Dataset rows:
● ● ● ● ●

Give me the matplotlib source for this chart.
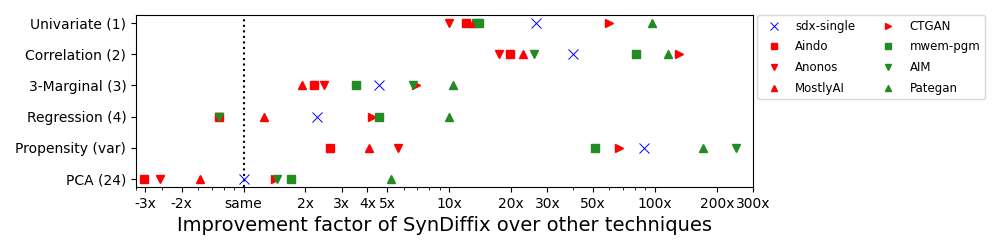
import matplotlib
matplotlib.use("Agg")
import matplotlib.pyplot as plt
from matplotlib.ticker import NullFormatter

# rows, top to bottom
measures = ['Univariate (1)', 'Correlation (2)', '3-Marginal (3)',
            'Regression (4)', 'Propensity (var)', 'PCA (24)']

# improvement factor of SynDiffix over each technique, per row
sdx_single = [26.5, 40.1, 4.54, 2.27, 88.7, 1.0]
aindo      = [12.05, 19.7, 2.21, 0.76, 2.62, 0.328]
anonos     = [9.93, 17.4, 2.45, 0.76, 5.61, 0.392]
mostlyai   = [13.0, 22.9, 1.93, 1.255, 4.09, 0.614]
ctgan      = [59.6, 131, 6.89, 4.21, 66.6, 1.43]
mwem_pgm   = [14.0, 81.1, 3.51, 4.54, 51.3, 1.70]
aim        = [13.5, 25.9, 6.64, 0.76, 248, 1.45]
pategan    = [96.4, 116, 10.4, 10.0, 171, 5.21]

tick_vals = [1/3, 1/2, 1, 2, 3, 4, 5, 10, 20, 30, 50, 100, 200, 300]
tick_labels = ['-3x', '-2x', 'same', '2x', '3x', '4x', '5x', '10x', '20x',
               '30x', '50x', '100x', '200x', '300x']

series = [
    ('sdx-single', sdx_single, 'x', 'blue'),
    ('Aindo', aindo, 's', 'red'),
    ('Anonos', anonos, 'v', 'red'),
    ('MostlyAI', mostlyai, '^', 'red'),
    ('CTGAN', ctgan, '>', 'red'),
    ('mwem-pgm', mwem_pgm, 's', 'forestgreen'),
    ('AIM', aim, 'v', 'forestgreen'),
    ('Pategan', pategan, '^', 'forestgreen'),
]

fig = plt.figure(figsize=(10, 2.5), dpi=100)
ax = fig.add_axes([0.136, 0.252, 0.617, 0.688])

ypos = list(range(len(measures)))
for name, vals, mk, col in series:
    if mk == 'x':
        ax.plot(vals, ypos, linestyle='none', marker=mk, color=col,
                markersize=7, markeredgewidth=0.7, label=name)
    else:
        ax.plot(vals, ypos, linestyle='none', marker=mk, color=col,
                markersize=5.5, label=name)

ax.axvline(1, color='black', linestyle=':', linewidth=1.5, zorder=0)

ax.set_xscale('log')
ax.set_xlim(0.3, 300)
ax.set_xticks(tick_vals, tick_labels)
ax.xaxis.set_minor_formatter(NullFormatter())
ax.set_yticks(ypos, measures)
ax.set_ylim(5.25, -0.25)
ax.tick_params(labelsize=10)
ax.set_xlabel('Improvement factor of SynDiffix over other techniques', fontsize=14)

ax.legend(ncol=2, loc='upper left', bbox_to_anchor=(1.007, 1.0), fontsize=8.5,
          columnspacing=1.8, borderaxespad=0, markerscale=0.8, labelspacing=0.65)

plt.savefig('out.png', dpi=100)
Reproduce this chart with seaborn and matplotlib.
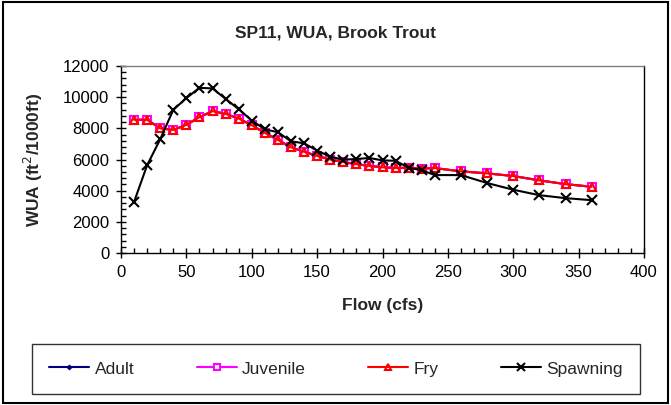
import numpy as np
import pandas as pd
import seaborn as sns
import matplotlib.pyplot as plt
from matplotlib.patches import Rectangle
from matplotlib.ticker import MultipleLocator

# ----- Data ----- #
flow = [10, 20, 30, 40, 50, 60, 70, 80, 90, 100, 110, 120, 130, 140, 150,
        160, 170, 180, 190, 200, 210, 220, 230, 240, 260, 280, 300, 320, 340, 360]

adult = [8550, 8550, 8000, 7900, 8220, 8720, 9100, 8930, 8630, 8200, 7710, 7260,
         6780, 6500, 6230, 6000, 5840, 5700, 5590, 5500, 5460, 5460, 5420, 5450,
         5240, 5110, 4940, 4660, 4420, 4250]
juvenile = [8550, 8550, 8000, 7900, 8220, 8720, 9100, 8930, 8630, 8200, 7710, 7260,
            6780, 6500, 6230, 6000, 5840, 5700, 5590, 5500, 5460, 5460, 5420, 5450,
            5240, 5110, 4940, 4660, 4420, 4250]
fry = [8550, 8550, 8000, 7900, 8220, 8720, 9100, 8930, 8630, 8200, 7710, 7260,
       6780, 6500, 6230, 6000, 5840, 5700, 5590, 5500, 5460, 5460, 5420, 5450,
       5240, 5110, 4940, 4660, 4420, 4250]
spawning = [3280, 5640, 7300, 9190, 9940, 10600, 10560, 9890, 9230, 8500, 7940, 7750,
            7170, 7040, 6570, 6180, 5990, 6030, 6100, 5940, 5920, 5460, 5320, 5000,
            5000, 4490, 4060, 3710, 3520, 3390]

sns.set_style("white")
plt.rcParams['font.family'] = ['Liberation Sans', 'DejaVu Sans']

fig = plt.figure(figsize=(6.71, 4.05), dpi=100)
ax = fig.add_axes([121 / 671, 1 - 253 / 405, (644 - 121) / 671, (253 - 66) / 405])

styles = [
    ("Adult", adult, dict(color="#000080", marker="D", markersize=3,
                          markerfacecolor="#000080", markeredgecolor="#000080")),
    ("Juvenile", juvenile, dict(color="#FF00FF", marker="s", markersize=6,
                                markerfacecolor="white", markeredgecolor="#FF00FF",
                                markeredgewidth=1.5)),
    ("Fry", fry, dict(color="#FF0000", marker="^", markersize=6,
                      markerfacecolor="none", markeredgecolor="#FF0000",
                      markeredgewidth=1.5)),
    ("Spawning", spawning, dict(color="black", marker="x", markersize=7,
                                markeredgecolor="black", markeredgewidth=1.5)),
]

for name, vals, kw in styles:
    d = pd.DataFrame({"Flow": flow, "WUA": vals})
    sns.lineplot(data=d, x="Flow", y="WUA", ax=ax, label=name, linewidth=1.5,
                 linestyle="-", **kw)

ax.set_xlim(0, 400)
ax.set_ylim(0, 12000)
ax.xaxis.set_major_locator(MultipleLocator(50))
ax.xaxis.set_minor_locator(MultipleLocator(10))
ax.yaxis.set_major_locator(MultipleLocator(2000))
ax.yaxis.set_minor_locator(MultipleLocator(400))
ax.tick_params(which="major", direction="inout", length=7, width=1, labelsize=12,
               bottom=True, left=True, colors="black", pad=5)
ax.tick_params(which="minor", direction="in", length=3.5, width=1,
               bottom=True, left=True, colors="black")

for side in ["left", "bottom", "right"]:
    ax.spines[side].set_color("black")
    ax.spines[side].set_linewidth(1)
ax.spines["top"].set_color("#808080")
ax.spines["top"].set_linewidth(1)

fig.text(0.5, 1 - 33 / 405, "SP11, WUA, Brook Trout", fontsize=12.5,
         fontweight="bold", ha="center", va="center")
ax.set_xlabel("Flow (cfs)", fontsize=12.5, fontweight="bold", labelpad=13)
ax.set_ylabel("WUA (ft$^2$/1000ft)", fontsize=12.5, fontweight="bold", labelpad=13)

handles, labels = ax.get_legend_handles_labels()
ax.get_legend().remove()
leg = fig.legend(handles, labels, loc="center", ncol=4, frameon=True,
                 bbox_to_anchor=(32 / 671, 1 - 396 / 405, 608 / 671, 54 / 405),
                 mode="expand", fontsize=12.5, markerscale=0.8,
                 handlelength=2.3, handletextpad=0.3,
                 fancybox=False, edgecolor="black", borderpad=1.0,
                 borderaxespad=0)
leg.get_frame().set_linewidth(1)

fig.patches.append(Rectangle((3 / 671, 2 / 405), 665 / 671, 401 / 405,
                             transform=fig.transFigure, fill=False,
                             edgecolor="black", linewidth=1.5))

fig.savefig("out.png", dpi=100)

● ● ● ● ●

GIVEN TASK: Copy all the lines of data exactly as they appear, dropping any images.

ANSWER BELOW:
Give me the matplotlib source for this chart.
import matplotlib
matplotlib.use("Agg")
import matplotlib.pyplot as plt
from matplotlib.ticker import NullFormatter

# rows, top to bottom
measures = ['Univariate (1)', 'Correlation (2)', '3-Marginal (3)',
            'Regression (4)', 'Propensity (var)', 'PCA (24)']

# improvement factor of SynDiffix over each technique, per row
sdx_single = [26.5, 40.1, 4.54, 2.27, 88.7, 1.0]
aindo      = [12.05, 19.7, 2.21, 0.76, 2.62, 0.328]
anonos     = [9.93, 17.4, 2.45, 0.76, 5.61, 0.392]
mostlyai   = [13.0, 22.9, 1.93, 1.255, 4.09, 0.614]
ctgan      = [59.6, 131, 6.89, 4.21, 66.6, 1.43]
mwem_pgm   = [14.0, 81.1, 3.51, 4.54, 51.3, 1.70]
aim        = [13.5, 25.9, 6.64, 0.76, 248, 1.45]
pategan    = [96.4, 116, 10.4, 10.0, 171, 5.21]

tick_vals = [1/3, 1/2, 1, 2, 3, 4, 5, 10, 20, 30, 50, 100, 200, 300]
tick_labels = ['-3x', '-2x', 'same', '2x', '3x', '4x', '5x', '10x', '20x',
               '30x', '50x', '100x', '200x', '300x']

series = [
    ('sdx-single', sdx_single, 'x', 'blue'),
    ('Aindo', aindo, 's', 'red'),
    ('Anonos', anonos, 'v', 'red'),
    ('MostlyAI', mostlyai, '^', 'red'),
    ('CTGAN', ctgan, '>', 'red'),
    ('mwem-pgm', mwem_pgm, 's', 'forestgreen'),
    ('AIM', aim, 'v', 'forestgreen'),
    ('Pategan', pategan, '^', 'forestgreen'),
]

fig = plt.figure(figsize=(10, 2.5), dpi=100)
ax = fig.add_axes([0.136, 0.252, 0.617, 0.688])

ypos = list(range(len(measures)))
for name, vals, mk, col in series:
    if mk == 'x':
        ax.plot(vals, ypos, linestyle='none', marker=mk, color=col,
                markersize=7, markeredgewidth=0.7, label=name)
    else:
        ax.plot(vals, ypos, linestyle='none', marker=mk, color=col,
                markersize=5.5, label=name)

ax.axvline(1, color='black', linestyle=':', linewidth=1.5, zorder=0)

ax.set_xscale('log')
ax.set_xlim(0.3, 300)
ax.set_xticks(tick_vals, tick_labels)
ax.xaxis.set_minor_formatter(NullFormatter())
ax.set_yticks(ypos, measures)
ax.set_ylim(5.25, -0.25)
ax.tick_params(labelsize=10)
ax.set_xlabel('Improvement factor of SynDiffix over other techniques', fontsize=14)

ax.legend(ncol=2, loc='upper left', bbox_to_anchor=(1.007, 1.0), fontsize=8.5,
          columnspacing=1.8, borderaxespad=0, markerscale=0.8, labelspacing=0.65)

plt.savefig('out.png', dpi=100)
Reproduce this chart with seaborn and matplotlib.
import numpy as np
import pandas as pd
import seaborn as sns
import matplotlib.pyplot as plt
from matplotlib.patches import Rectangle
from matplotlib.ticker import MultipleLocator

# ----- Data ----- #
flow = [10, 20, 30, 40, 50, 60, 70, 80, 90, 100, 110, 120, 130, 140, 150,
        160, 170, 180, 190, 200, 210, 220, 230, 240, 260, 280, 300, 320, 340, 360]

adult = [8550, 8550, 8000, 7900, 8220, 8720, 9100, 8930, 8630, 8200, 7710, 7260,
         6780, 6500, 6230, 6000, 5840, 5700, 5590, 5500, 5460, 5460, 5420, 5450,
         5240, 5110, 4940, 4660, 4420, 4250]
juvenile = [8550, 8550, 8000, 7900, 8220, 8720, 9100, 8930, 8630, 8200, 7710, 7260,
            6780, 6500, 6230, 6000, 5840, 5700, 5590, 5500, 5460, 5460, 5420, 5450,
            5240, 5110, 4940, 4660, 4420, 4250]
fry = [8550, 8550, 8000, 7900, 8220, 8720, 9100, 8930, 8630, 8200, 7710, 7260,
       6780, 6500, 6230, 6000, 5840, 5700, 5590, 5500, 5460, 5460, 5420, 5450,
       5240, 5110, 4940, 4660, 4420, 4250]
spawning = [3280, 5640, 7300, 9190, 9940, 10600, 10560, 9890, 9230, 8500, 7940, 7750,
            7170, 7040, 6570, 6180, 5990, 6030, 6100, 5940, 5920, 5460, 5320, 5000,
            5000, 4490, 4060, 3710, 3520, 3390]

sns.set_style("white")
plt.rcParams['font.family'] = ['Liberation Sans', 'DejaVu Sans']

fig = plt.figure(figsize=(6.71, 4.05), dpi=100)
ax = fig.add_axes([121 / 671, 1 - 253 / 405, (644 - 121) / 671, (253 - 66) / 405])

styles = [
    ("Adult", adult, dict(color="#000080", marker="D", markersize=3,
                          markerfacecolor="#000080", markeredgecolor="#000080")),
    ("Juvenile", juvenile, dict(color="#FF00FF", marker="s", markersize=6,
                                markerfacecolor="white", markeredgecolor="#FF00FF",
                                markeredgewidth=1.5)),
    ("Fry", fry, dict(color="#FF0000", marker="^", markersize=6,
                      markerfacecolor="none", markeredgecolor="#FF0000",
                      markeredgewidth=1.5)),
    ("Spawning", spawning, dict(color="black", marker="x", markersize=7,
                                markeredgecolor="black", markeredgewidth=1.5)),
]

for name, vals, kw in styles:
    d = pd.DataFrame({"Flow": flow, "WUA": vals})
    sns.lineplot(data=d, x="Flow", y="WUA", ax=ax, label=name, linewidth=1.5,
                 linestyle="-", **kw)

ax.set_xlim(0, 400)
ax.set_ylim(0, 12000)
ax.xaxis.set_major_locator(MultipleLocator(50))
ax.xaxis.set_minor_locator(MultipleLocator(10))
ax.yaxis.set_major_locator(MultipleLocator(2000))
ax.yaxis.set_minor_locator(MultipleLocator(400))
ax.tick_params(which="major", direction="inout", length=7, width=1, labelsize=12,
               bottom=True, left=True, colors="black", pad=5)
ax.tick_params(which="minor", direction="in", length=3.5, width=1,
               bottom=True, left=True, colors="black")

for side in ["left", "bottom", "right"]:
    ax.spines[side].set_color("black")
    ax.spines[side].set_linewidth(1)
ax.spines["top"].set_color("#808080")
ax.spines["top"].set_linewidth(1)

fig.text(0.5, 1 - 33 / 405, "SP11, WUA, Brook Trout", fontsize=12.5,
         fontweight="bold", ha="center", va="center")
ax.set_xlabel("Flow (cfs)", fontsize=12.5, fontweight="bold", labelpad=13)
ax.set_ylabel("WUA (ft$^2$/1000ft)", fontsize=12.5, fontweight="bold", labelpad=13)

handles, labels = ax.get_legend_handles_labels()
ax.get_legend().remove()
leg = fig.legend(handles, labels, loc="center", ncol=4, frameon=True,
                 bbox_to_anchor=(32 / 671, 1 - 396 / 405, 608 / 671, 54 / 405),
                 mode="expand", fontsize=12.5, markerscale=0.8,
                 handlelength=2.3, handletextpad=0.3,
                 fancybox=False, edgecolor="black", borderpad=1.0,
                 borderaxespad=0)
leg.get_frame().set_linewidth(1)

fig.patches.append(Rectangle((3 / 671, 2 / 405), 665 / 671, 401 / 405,
                             transform=fig.transFigure, fill=False,
                             edgecolor="black", linewidth=1.5))

fig.savefig("out.png", dpi=100)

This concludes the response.